A special guest met members of Winnipeg's North End community at the bell tower on Friday evening.
After an article she wrote for Maclean's, which described Winnipeg as Canada's most racist city, made headlines around the country, Nancy Macdonald returned to Manitoba's capital.
On Friday, she gathered alongside dozens of people in Winnipeg's North End for Meet Me at the Bell Tower — an initiative that has been going on for three years, aimed at ending violence in the neighbourhood.
"I'm here because I want to see what happens," Macdonald said.
"I'm here because I support Michael [North End community activist] and I want to witness what I think might be the start of some real change in this neighbourhood."
In an interview with the CBC's Terry MacLeod, which can be heard below, Macdonald said she was amazed by the response to the story, and particularly Winnipeg Mayor Brian Bowman's reaction.

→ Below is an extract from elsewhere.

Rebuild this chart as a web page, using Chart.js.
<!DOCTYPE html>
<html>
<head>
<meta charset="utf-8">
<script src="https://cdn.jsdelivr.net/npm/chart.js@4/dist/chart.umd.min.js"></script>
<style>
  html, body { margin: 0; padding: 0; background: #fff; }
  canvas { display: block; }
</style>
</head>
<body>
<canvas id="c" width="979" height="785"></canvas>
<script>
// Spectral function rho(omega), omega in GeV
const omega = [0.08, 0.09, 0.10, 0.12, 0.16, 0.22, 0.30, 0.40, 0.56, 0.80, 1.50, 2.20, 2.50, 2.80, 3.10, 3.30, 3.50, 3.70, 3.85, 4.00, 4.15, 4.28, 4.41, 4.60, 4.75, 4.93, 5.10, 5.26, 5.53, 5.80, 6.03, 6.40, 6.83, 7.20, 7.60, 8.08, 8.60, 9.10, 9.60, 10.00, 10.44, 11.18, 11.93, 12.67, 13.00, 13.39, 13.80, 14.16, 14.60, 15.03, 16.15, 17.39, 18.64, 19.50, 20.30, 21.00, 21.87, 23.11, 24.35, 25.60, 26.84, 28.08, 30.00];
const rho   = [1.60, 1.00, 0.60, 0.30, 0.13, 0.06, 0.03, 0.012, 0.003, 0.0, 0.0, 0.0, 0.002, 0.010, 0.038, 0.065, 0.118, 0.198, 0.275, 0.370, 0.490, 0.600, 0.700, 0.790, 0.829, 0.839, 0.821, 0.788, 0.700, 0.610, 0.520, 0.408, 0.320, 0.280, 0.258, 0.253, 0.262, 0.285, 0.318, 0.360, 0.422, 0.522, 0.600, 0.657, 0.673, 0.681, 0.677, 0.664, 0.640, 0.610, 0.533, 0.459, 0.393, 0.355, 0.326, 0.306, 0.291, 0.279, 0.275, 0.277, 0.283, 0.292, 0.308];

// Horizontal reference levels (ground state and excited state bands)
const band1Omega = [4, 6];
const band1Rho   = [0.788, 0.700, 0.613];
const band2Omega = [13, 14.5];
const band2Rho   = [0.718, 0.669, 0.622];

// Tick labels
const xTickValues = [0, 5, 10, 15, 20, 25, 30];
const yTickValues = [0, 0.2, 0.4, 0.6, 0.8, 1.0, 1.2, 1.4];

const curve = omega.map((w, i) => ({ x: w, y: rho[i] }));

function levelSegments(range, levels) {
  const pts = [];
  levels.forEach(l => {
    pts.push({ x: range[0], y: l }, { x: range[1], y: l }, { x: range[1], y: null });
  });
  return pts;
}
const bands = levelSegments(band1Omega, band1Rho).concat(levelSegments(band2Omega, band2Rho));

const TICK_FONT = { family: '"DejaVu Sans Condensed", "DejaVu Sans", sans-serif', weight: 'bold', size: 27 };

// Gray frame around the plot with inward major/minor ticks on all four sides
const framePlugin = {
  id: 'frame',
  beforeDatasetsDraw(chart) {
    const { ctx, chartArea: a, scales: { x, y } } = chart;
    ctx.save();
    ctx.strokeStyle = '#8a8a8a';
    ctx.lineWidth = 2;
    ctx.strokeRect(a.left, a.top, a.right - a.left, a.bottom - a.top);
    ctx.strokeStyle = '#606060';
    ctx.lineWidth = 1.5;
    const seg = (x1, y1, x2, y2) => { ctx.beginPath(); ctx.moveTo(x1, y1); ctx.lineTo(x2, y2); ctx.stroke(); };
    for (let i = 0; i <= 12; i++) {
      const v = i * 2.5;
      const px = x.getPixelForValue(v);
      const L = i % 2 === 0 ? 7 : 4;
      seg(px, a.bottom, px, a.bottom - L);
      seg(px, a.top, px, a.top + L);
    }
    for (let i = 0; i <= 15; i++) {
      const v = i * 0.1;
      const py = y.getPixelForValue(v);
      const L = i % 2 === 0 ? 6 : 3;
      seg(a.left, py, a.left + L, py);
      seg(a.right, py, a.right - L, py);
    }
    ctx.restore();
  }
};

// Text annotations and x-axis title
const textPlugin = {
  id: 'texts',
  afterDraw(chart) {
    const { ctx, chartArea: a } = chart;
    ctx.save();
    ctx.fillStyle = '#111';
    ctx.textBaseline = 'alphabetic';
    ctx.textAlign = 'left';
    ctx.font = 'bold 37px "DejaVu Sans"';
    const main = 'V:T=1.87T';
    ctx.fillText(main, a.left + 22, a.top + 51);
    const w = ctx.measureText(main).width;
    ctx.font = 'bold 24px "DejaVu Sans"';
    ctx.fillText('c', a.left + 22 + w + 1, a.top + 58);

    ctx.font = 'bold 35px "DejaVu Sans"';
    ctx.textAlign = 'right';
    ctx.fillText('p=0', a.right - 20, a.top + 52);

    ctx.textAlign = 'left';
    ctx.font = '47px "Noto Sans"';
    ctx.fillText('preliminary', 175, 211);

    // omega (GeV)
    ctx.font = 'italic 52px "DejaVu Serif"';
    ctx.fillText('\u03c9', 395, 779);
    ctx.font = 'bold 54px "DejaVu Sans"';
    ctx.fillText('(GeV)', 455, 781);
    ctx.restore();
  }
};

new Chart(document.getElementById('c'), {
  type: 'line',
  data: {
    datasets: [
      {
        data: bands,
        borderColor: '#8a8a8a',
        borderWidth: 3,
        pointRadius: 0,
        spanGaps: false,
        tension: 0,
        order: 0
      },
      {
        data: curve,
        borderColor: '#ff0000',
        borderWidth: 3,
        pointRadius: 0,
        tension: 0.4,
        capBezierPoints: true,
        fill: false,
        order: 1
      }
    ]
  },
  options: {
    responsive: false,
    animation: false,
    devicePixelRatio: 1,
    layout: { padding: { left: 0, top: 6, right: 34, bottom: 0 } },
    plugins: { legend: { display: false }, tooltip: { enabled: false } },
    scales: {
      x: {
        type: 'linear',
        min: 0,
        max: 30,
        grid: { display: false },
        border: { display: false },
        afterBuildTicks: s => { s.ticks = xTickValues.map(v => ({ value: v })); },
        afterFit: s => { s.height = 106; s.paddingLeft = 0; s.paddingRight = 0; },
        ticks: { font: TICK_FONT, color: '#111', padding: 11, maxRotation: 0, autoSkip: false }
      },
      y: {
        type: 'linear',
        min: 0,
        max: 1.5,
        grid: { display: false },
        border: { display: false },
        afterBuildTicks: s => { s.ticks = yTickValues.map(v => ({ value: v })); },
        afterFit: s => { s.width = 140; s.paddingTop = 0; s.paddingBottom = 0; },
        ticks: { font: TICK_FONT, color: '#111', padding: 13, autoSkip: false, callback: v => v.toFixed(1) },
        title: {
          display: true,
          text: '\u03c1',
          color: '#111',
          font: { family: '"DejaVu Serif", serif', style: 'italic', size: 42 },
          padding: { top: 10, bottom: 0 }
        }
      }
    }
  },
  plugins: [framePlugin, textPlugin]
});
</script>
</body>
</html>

"It would have been so much easier for him, as a newly-elected mayor, to come out and say 'you're wrong Nancy. Maclean's is wrong. I'm captian Winnipeg and you get out of my city!' Instead, what he did was something so much harder, so much braver, so much more rare in politics. He showed true leadership."
Maclean's political editor Paul Wells agrees.

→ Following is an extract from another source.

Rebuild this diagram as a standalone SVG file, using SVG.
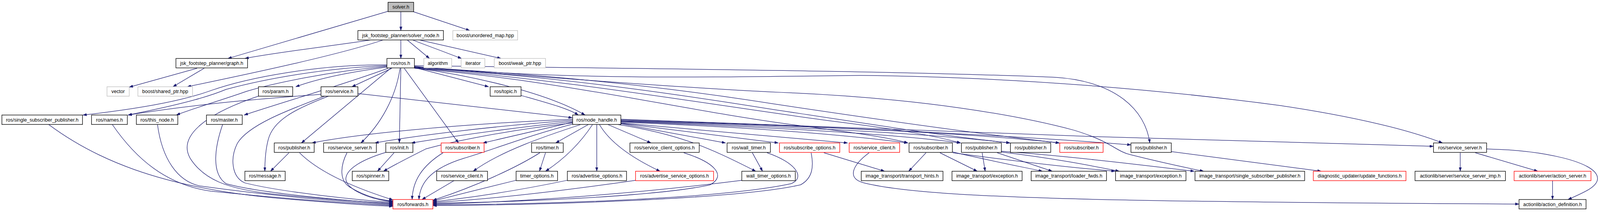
<svg xmlns="http://www.w3.org/2000/svg" width="4247" height="560" viewBox="0 0 4247 560">
<style>
.t{font-family:"Liberation Sans",Arial,sans-serif;font-size:13px;text-anchor:middle;fill:#000}
.n rect{fill:#fff;stroke:#000;stroke-width:1.4}
.r rect{fill:#fff;stroke:#ff0000;stroke-width:1.4}
.x rect{fill:#fff;stroke:#bfbfbf;stroke-width:1.4}
.root rect{fill:#bfbfbf;stroke:#000;stroke-width:1.4}
.edges path{fill:none;stroke:#191970;stroke-width:1.3;marker-end:url(#arr)}
</style>
<defs>
<marker id="arr" viewBox="0 0 10 7" refX="10" refY="3.5" markerWidth="10" markerHeight="7" markerUnits="userSpaceOnUse" orient="auto">
<path d="M0,0 L10,3.5 L0,7 z" fill="#191970" stroke="#191970" stroke-width="0.5"/>
</marker>
</defs>
<rect x="0" y="0" width="4247" height="560" fill="#fff"/>
<g id="diagram" transform="scale(0.96445)">
<g class="edges" id="connectors">
<path d="M1030,30 L605,155"/>
<path d="M1064,31 L1064,81"/>
<path d="M1097,31 L1247,81"/>
<path d="M985,106 C880,122 740,138 650,155"/>
<path d="M1017,106 C900,145 680,192 497,230"/>
<path d="M1064,106 L1064,155"/>
<path d="M1081,106 L1140,155"/>
<path d="M1095,106 L1225,155"/>
<path d="M1113,106 L1330,155"/>
<path d="M523,181 L343,231"/>
<path d="M542,181 L459,230"/>
<path d="M1027,172 C850,170 660,205 560,240 C500,262 400,285 220,305"/>
<path d="M1027,174 C860,180 700,210 600,237 C540,262 450,283 340,305"/>
<path d="M1027,176 C870,190 720,222 655,242 C590,265 520,285 468,305"/>
<path d="M1027,178 C920,192 840,210 785,230"/>
<path d="M1030,181 C900,228 760,268 648,305"/>
<path d="M1040,181 L934,230"/>
<path d="M1037,181 L800,379"/>
<path d="M1062,181 C1050,260 1010,330 958,379"/>
<path d="M1064,181 L1060,379"/>
<path d="M1073,181 L1217,379"/>
<path d="M1100,179 L1297,230"/>
<path d="M1100,180 C1250,200 1450,245 1553,305"/>
<path d="M1100,174 C1700,182 2400,188 2800,205 C2960,215 3040,290 3052,379"/>
<path d="M1100,176 C1500,214 1900,204 2284,200 C2700,204 3100,240 3400,280 C3600,310 3740,345 3829,379"/>
<path d="M1100,177 C1500,210 1900,238 2100,246 C2450,262 2700,305 2850,345 C2950,375 2960,400 3000,410 C3080,430 3150,445 3195,454"/>
<path d="M1100,178 C1500,200 1800,235 2050,275 C2350,320 2600,355 2812,379"/>
<path d="M1100,179 C1500,205 1800,250 2050,290 C2350,335 2500,360 2681,379"/>
<path d="M1100,180 C1500,210 1900,280 2200,320 C2400,345 2480,360 2550,379"/>
<path d="M1100,181 C1500,215 1800,290 2100,330 C2250,350 2350,362 2410,379"/>
<path d="M950,248 L1519,312"/>
<path d="M852,250 C750,258 560,270 340,305"/>
<path d="M872,255 C780,290 725,320 712,370 C704,400 703,430 703,454"/>
<path d="M862,255 C770,290 660,330 630,380 C610,420 615,470 650,485 C750,510 950,530 1043,537"/>
<path d="M1383,253 C1450,272 1510,288 1535,305"/>
<path d="M129,330 C250,420 420,495 720,524 C880,538 980,545 1043,547"/>
<path d="M298,330 C360,420 440,490 560,507 C780,530 950,540 1043,545"/>
<path d="M418,330 C430,420 470,480 530,493 C760,525 950,537 1043,543"/>
<path d="M591,330 C570,390 560,460 600,487 C700,515 950,534 1043,541"/>
<path d="M686,255 C550,300 470,360 505,420 C540,475 600,500 720,514 C850,527 960,535 1043,539"/>
<path d="M767,405 L718,454"/>
<path d="M795,405 C830,440 900,485 1043,530"/>
<path d="M921,405 C903,440 900,480 930,497 C965,518 1005,530 1043,533"/>
<path d="M1024,404 C955,425 918,450 918,475 C920,505 990,530 1043,535"/>
<path d="M1046,405 L1002,454"/>
<path d="M1176,405 C1120,440 1095,480 1094,529"/>
<path d="M1648,316 C2000,330 2600,350 2900,362 C3300,375 3600,382 3805,388"/>
<path d="M1648,318 C2200,335 2700,360 3002,384"/>
<path d="M1648,320 C2200,335 2600,355 2812,379"/>
<path d="M1648,321 C2100,336 2450,352 2681,379"/>
<path d="M1648,322 C2000,336 2350,352 2550,379"/>
<path d="M1648,324 C1950,336 2200,352 2410,379"/>
<path d="M1648,326 L2250,379"/>
<path d="M1648,327 L2066,379"/>
<path d="M1648,328 L1926,379"/>
<path d="M1613,330 L1728,379"/>
<path d="M1640,330 C1800,355 1880,390 2006,454"/>
<path d="M1591,330 C1620,380 1680,420 1752,454"/>
<path d="M1584,330 L1584,454"/>
<path d="M1573,330 C1540,380 1500,420 1448,454"/>
<path d="M1562,330 L1475,379"/>
<path d="M1542,330 C1450,360 1330,400 1256,454"/>
<path d="M1520,329 C1400,360 1300,400 1230,420 C1150,445 1115,480 1112,529"/>
<path d="M1520,326 C1350,345 1200,375 1130,395 C1090,415 1050,435 1018,454"/>
<path d="M1520,322 C1350,340 1200,362 1092,379"/>
<path d="M1520,324 L1282,379"/>
<path d="M1520,319 C1300,335 1100,360 995,379"/>
<path d="M1520,316 C1200,330 950,355 828,379"/>
<path d="M1448,405 L1432,454"/>
<path d="M1433,405 C1370,445 1260,495 1149,531"/>
<path d="M1205,479 L1120,529"/>
<path d="M1370,478 C1300,495 1220,515 1149,533"/>
<path d="M1506,478 C1400,500 1270,522 1149,535"/>
<path d="M1687,478 C1500,505 1300,528 1149,537"/>
<path d="M1815,405 C1895,430 1930,465 1885,490 C1750,520 1400,535 1149,539"/>
<path d="M1969,478 C1700,512 1400,535 1149,541"/>
<path d="M1997,405 L2024,454"/>
<path d="M2036,405 C2110,430 2140,470 2100,487 C1900,530 1400,542 1149,543"/>
<path d="M2153,405 C2160,440 2158,472 2125,490 C1950,530 1400,544 1149,545"/>
<path d="M2187,405 L2348,454"/>
<path d="M2307,405 C2260,440 2250,472 2290,484 C2450,525 2900,535 4032,541"/>
<path d="M2458,405 L2412,454"/>
<path d="M2495,405 L2594,454"/>
<path d="M2529,403 C2600,420 2700,440 2767,454"/>
<path d="M2529,405 C2700,428 2850,445 2960,454"/>
<path d="M2607,405 L2615,454"/>
<path d="M2647,405 L2793,454"/>
<path d="M2657,403 C2800,420 2900,440 2971,454"/>
<path d="M2657,401 C2850,415 3050,440 3170,454"/>
<path d="M3109,402 L3507,454"/>
<path d="M3876,405 L3876,454"/>
<path d="M3916,405 L4082,454"/>
<path d="M3946,395 C4100,398 4235,430 4240,470 C4245,495 4200,512 4162,529"/>
<path d="M4121,479 L4121,529"/>
</g>
<g id="solver_h" class="root"><rect x="1030" y="6" width="68" height="25"/><text class="t" x="1064" y="23">solver.h</text></g>
<g id="solver_node_h" class="n"><rect x="950" y="81" width="227" height="25"/><text class="t" x="1063.5" y="98">jsk_footstep_planner/solver_node.h</text></g>
<g id="unordered_map_hpp" class="x"><rect x="1202" y="81" width="172" height="25"/><text class="t" x="1288" y="98">boost/unordered_map.hpp</text></g>
<g id="graph_h" class="n"><rect x="467" y="155" width="190" height="25"/><text class="t" x="562" y="172">jsk_footstep_planner/graph.h</text></g>
<g id="ros_h" class="n"><rect x="1027" y="155" width="73" height="25"/><text class="t" x="1063.5" y="172">ros/ros.h</text></g>
<g id="algorithm" class="x"><rect x="1125" y="155" width="74" height="25"/><text class="t" x="1162" y="172">algorithm</text></g>
<g id="iterator" class="x"><rect x="1224" y="155" width="63" height="25"/><text class="t" x="1255.5" y="172">iterator</text></g>
<g id="weak_ptr_hpp" class="x"><rect x="1312" y="155" width="136" height="25"/><text class="t" x="1380" y="172">boost/weak_ptr.hpp</text></g>
<g id="vector" class="x"><rect x="284" y="230" width="59" height="25"/><text class="t" x="313.5" y="247">vector</text></g>
<g id="shared_ptr_hpp" class="x"><rect x="366" y="230" width="145" height="25"/><text class="t" x="438.5" y="247">boost/shared_ptr.hpp</text></g>
<g id="param_h" class="n"><rect x="686" y="230" width="91" height="25"/><text class="t" x="731.5" y="247">ros/param.h</text></g>
<g id="service_h" class="n"><rect x="852" y="230" width="98" height="25"/><text class="t" x="901" y="247">ros/service.h</text></g>
<g id="topic_h" class="n"><rect x="1301" y="230" width="82" height="25"/><text class="t" x="1342" y="247">ros/topic.h</text></g>
<g id="single_subscriber_publisher_h" class="n"><rect x="5" y="305" width="214" height="25"/><text class="t" x="112" y="322">ros/single_subscriber_publisher.h</text></g>
<g id="names_h" class="n"><rect x="243" y="305" width="95" height="25"/><text class="t" x="290.5" y="322">ros/names.h</text></g>
<g id="this_node_h" class="n"><rect x="362" y="305" width="110" height="25"/><text class="t" x="417" y="322">ros/this_node.h</text></g>
<g id="master_h" class="n"><rect x="548" y="305" width="95" height="25"/><text class="t" x="595.5" y="322">ros/master.h</text></g>
<g id="node_handle_h" class="n"><rect x="1520" y="305" width="128" height="25"/><text class="t" x="1584" y="322">ros/node_handle.h</text></g>
<g id="publisher_h_1" class="n"><rect x="728" y="379" width="106" height="25"/><text class="t" x="781" y="396">ros/publisher.h</text></g>
<g id="service_server_h_1" class="n"><rect x="859" y="379" width="140" height="25"/><text class="t" x="929" y="396">ros/service_server.h</text></g>
<g id="init_h" class="n"><rect x="1024" y="379" width="72" height="25"/><text class="t" x="1060" y="396">ros/init.h</text></g>
<g id="subscriber_h_1" class="r"><rect x="1171" y="379" width="114" height="25"/><text class="t" x="1228" y="396">ros/subscriber.h</text></g>
<g id="timer_h" class="n"><rect x="1411" y="379" width="84" height="25"/><text class="t" x="1453" y="396">ros/timer.h</text></g>
<g id="service_client_options_h" class="n"><rect x="1672" y="379" width="184" height="25"/><text class="t" x="1764" y="396">ros/service_client_options.h</text></g>
<g id="wall_timer_h" class="n"><rect x="1930" y="379" width="115" height="25"/><text class="t" x="1987.5" y="396">ros/wall_timer.h</text></g>
<g id="subscribe_options_h" class="r"><rect x="2069" y="379" width="160" height="25"/><text class="t" x="2149" y="396">ros/subscribe_options.h</text></g>
<g id="service_client_h_1" class="r"><rect x="2254" y="379" width="134" height="25"/><text class="t" x="2321" y="396">ros/service_client.h</text></g>
<g id="subscriber_h_2" class="n"><rect x="2413" y="379" width="115" height="25"/><text class="t" x="2470.5" y="396">ros/subscriber.h</text></g>
<g id="publisher_h_2" class="n"><rect x="2552" y="379" width="106" height="25"/><text class="t" x="2605" y="396">ros/publisher.h</text></g>
<g id="publisher_h_3" class="n"><rect x="2682" y="379" width="107" height="25"/><text class="t" x="2735.5" y="396">ros/publisher.h</text></g>
<g id="subscriber_h_3" class="r"><rect x="2813" y="379" width="115" height="25"/><text class="t" x="2870.5" y="396">ros/subscriber.h</text></g>
<g id="publisher_h_4" class="n"><rect x="3002" y="379" width="107" height="25"/><text class="t" x="3055.5" y="396">ros/publisher.h</text></g>
<g id="service_server_h_2" class="n"><rect x="3805" y="379" width="141" height="25"/><text class="t" x="3875.5" y="396">ros/service_server.h</text></g>
<g id="message_h" class="n"><rect x="650" y="454" width="107" height="25"/><text class="t" x="703.5" y="471">ros/message.h</text></g>
<g id="spinner_h" class="n"><rect x="935" y="454" width="97" height="25"/><text class="t" x="983.5" y="471">ros/spinner.h</text></g>
<g id="service_client_h_2" class="n"><rect x="1159" y="454" width="135" height="25"/><text class="t" x="1226.5" y="471">ros/service_client.h</text></g>
<g id="timer_options_h" class="n"><rect x="1370" y="454" width="110" height="25"/><text class="t" x="1425" y="471">timer_options.h</text></g>
<g id="advertise_options_h" class="n"><rect x="1506" y="454" width="157" height="25"/><text class="t" x="1584.5" y="471">ros/advertise_options.h</text></g>
<g id="advertise_service_options_h" class="r"><rect x="1687" y="454" width="207" height="25"/><text class="t" x="1790.5" y="471">ros/advertise_service_options.h</text></g>
<g id="wall_timer_options_h" class="n"><rect x="1969" y="454" width="142" height="25"/><text class="t" x="2040" y="471">wall_timer_options.h</text></g>
<g id="transport_hints_h" class="n"><rect x="2286" y="454" width="217" height="25"/><text class="t" x="2394.5" y="471">image_transport/transport_hints.h</text></g>
<g id="exception_h_1" class="n"><rect x="2527" y="454" width="186" height="25"/><text class="t" x="2620" y="471">image_transport/exception.h</text></g>
<g id="loader_fwds_h" class="n"><rect x="2737" y="454" width="200" height="25"/><text class="t" x="2837" y="471">image_transport/loader_fwds.h</text></g>
<g id="exception_h_2" class="n"><rect x="2961" y="454" width="187" height="25"/><text class="t" x="3054.5" y="471">image_transport/exception.h</text></g>
<g id="it_single_subscriber_publisher_h" class="n"><rect x="3172" y="454" width="291" height="25"/><text class="t" x="3317.5" y="471">image_transport/single_subscriber_publisher.h</text></g>
<g id="update_functions_h" class="r"><rect x="3486" y="454" width="246" height="25"/><text class="t" x="3609" y="471">diagnostic_updater/update_functions.h</text></g>
<g id="service_server_imp_h" class="n"><rect x="3756" y="454" width="240" height="25"/><text class="t" x="3876" y="471">actionlib/server/service_server_imp.h</text></g>
<g id="action_server_h" class="r"><rect x="4019" y="454" width="204" height="25"/><text class="t" x="4121" y="471">actionlib/server/action_server.h</text></g>
<g id="forwards_h" class="r"><rect x="1043" y="529" width="106" height="25"/><text class="t" x="1096" y="546">ros/forwards.h</text></g>
<g id="action_definition_h" class="n"><rect x="4032" y="529" width="178" height="25"/><text class="t" x="4121" y="546">actionlib/action_definition.h</text></g>
</g>
</svg>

"When Maclean's says 'something's gone horribly wrong in your neighbourhood,' all you have to do is say 'well Maclean's is a rag and they don't know what they're talking about,' and then you can pretend the problem never existed," Wells said.

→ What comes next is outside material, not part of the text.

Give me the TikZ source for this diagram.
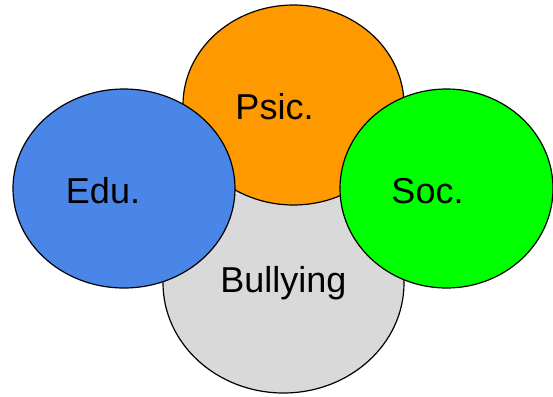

"The astonishing thing is that the mayor of Winnipeg didn't do that."
Macdonald said she was inspired to write about racism in Winnipeg after growing up in the city.
The controversial article has resulted in a number of reactions, including one from Bowman and others from members of Winnipeg's aboriginal community, non-aboriginal Winnipeggers and one that Macdonald herself noted as particularly moving; that of CBC host Rosanna Deerchild, who appeared on the cover of Maclean's and was quoted in the piece.